You should use a title attribute whenever you use the pattern attribute to explain the expected format for the input.
Specific Kinds of Input Fields
To accept specific kinds of inputs, it can be helpful to use one of the HTML5 special input types. I offer a free add-on to Participants Database, HTML5 Form Elements, which makes it possible to use special input types in your forms.
Additional Resources
To learn more about using HTML5 client-side validation, check these online resources:
- Caniuse.com pattern attribute compatibility chart
- Official Spec whatwg.org
- HTML5 Patterns: html5pattern.com/
- Form Input Types at mozilla.org
Cross-Platform Support
Support for and implementation of the use of input tag attributes to validate forms is not consistent across platforms and browsers.
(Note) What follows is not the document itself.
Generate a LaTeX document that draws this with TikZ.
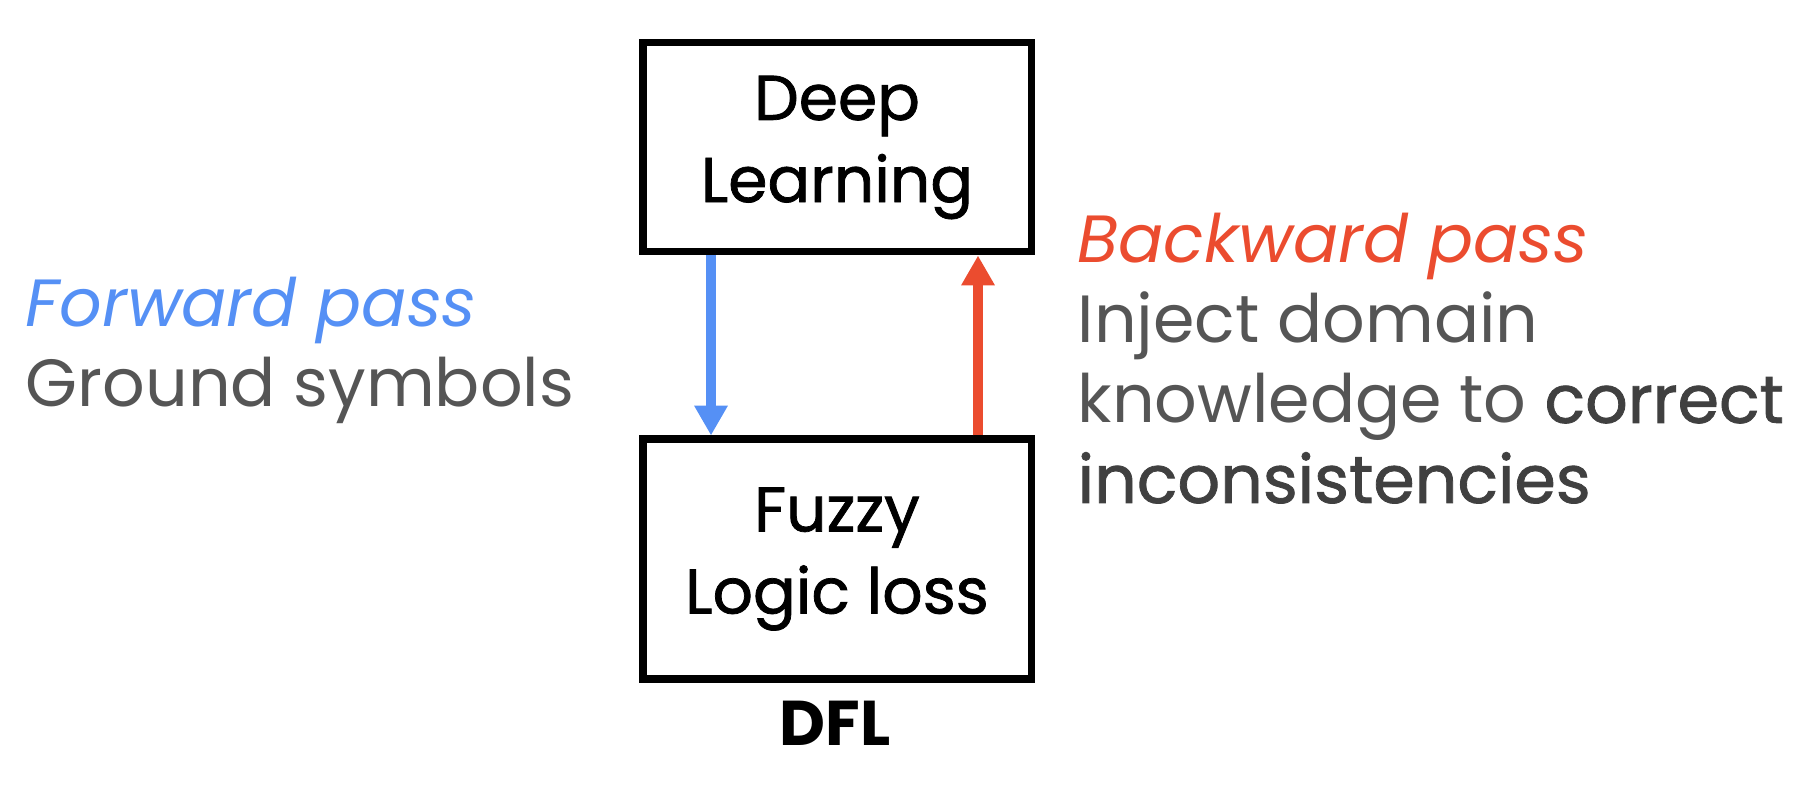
\documentclass[tikz,border=0pt]{standalone}
\usepackage{fontspec}
\setmainfont{Poppins}
\newfontfamily\medfont[FakeBold=1.2]{Poppins}
\usetikzlibrary{arrows.meta}
\definecolor{fwdblue}{HTML}{5590F5}
\definecolor{bwdred}{HTML}{EB4C2F}
\definecolor{txtgray}{HTML}{555555}

\begin{document}
\begin{tikzpicture}[
  block/.style={draw=black, line width=2pt, minimum width=3.88cm, inner sep=0pt, align=center,
    font=\fontsize{18}{21}\selectfont\medfont},
  note/.style={align=left, inner sep=0pt, anchor=base west, text=txtgray,
    font=\fontsize{19}{22.8}\selectfont},
  pass/.style={line width=2.8pt, -{Triangle[width=9pt, length=8.5pt]}}
]
\useasboundingbox (0,0) rectangle (18.13,7.86);

\node[block, minimum height=2.09cm] (deep) at (8.37,6.385) {\raisebox{-1mm}{\shortstack{Deep\\[2pt]Learning}}};
\node[block, minimum height=2.40cm] (fuzzy) at (8.37,2.27) {\raisebox{-0.6mm}{\shortstack{Fuzzy\\[2pt]Logic loss}}};
\node[anchor=base, font=\fontsize{18}{20}\selectfont\bfseries] (dfl) at (8.35,0.40) {DFL};

\coordinate (fwdx) at (7.11,0);
\coordinate (bwdx) at (9.78,0);
\draw[pass, fwdblue] (deep.south -| fwdx) -- (fuzzy.north -| fwdx);
\draw[pass, bwdred] (fuzzy.north -| bwdx) -- (deep.south -| bwdx);

\node[note] (fwd) at (0.25,3.79) {\textcolor{fwdblue}{\itshape Forward pass}\\Ground symbols};
\node[note] (bwd) at (10.77,2.83) {\textcolor{bwdred}{\itshape Backward pass}\\Inject domain\\
  knowledge to {\medfont\color{black!75}correct}\\{\medfont\color{black!75}inconsistencies}};
\end{tikzpicture}
\end{document}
Everything I introduce in this article is widely supported, but testing on several platforms is recommended. Please don’t expect Participants Database to be able to fix the differences in how form validation is handled on the client side.
The caniuse.com site is a really good resource for checking on support for specific features.
Hello, I LOVE this plugin! It took a bit to figure out some of the specifics, but once you do, it goes by quickly. The one item I am having an isssue with is telephone numbers on the Participant Logs. They work fine on everything else, probably because there is a regex/match field, which for some reason is available when setting up a telephone number in the Participant log?
I tried using the required pattern example above, but no luck there either. I tried the exact example above with no luck. The pattern i also tried and wanted originally was, “/^([0-9&]{3}) [0-9]{3}-[0-9]{4}( ?x[0-9]{1, 4})?$/” to get “(999) 999-9999”.
Am I possibly fighting a known issue/bug, or doing something wrong?
Thanks,
Robert
If you’re adding a pattern attribute to an input field, you can’t use the delimiters. Also, if you’re going to use a comma in the pattern, you have to enter it in the pattern as
,
otherwise, you’ll get a syntax error because the plugin won’t parse the attributes correctly.This is unrelated to the “regex/match” setting which is for server-side validation. Don’t confuse the two, they are very different.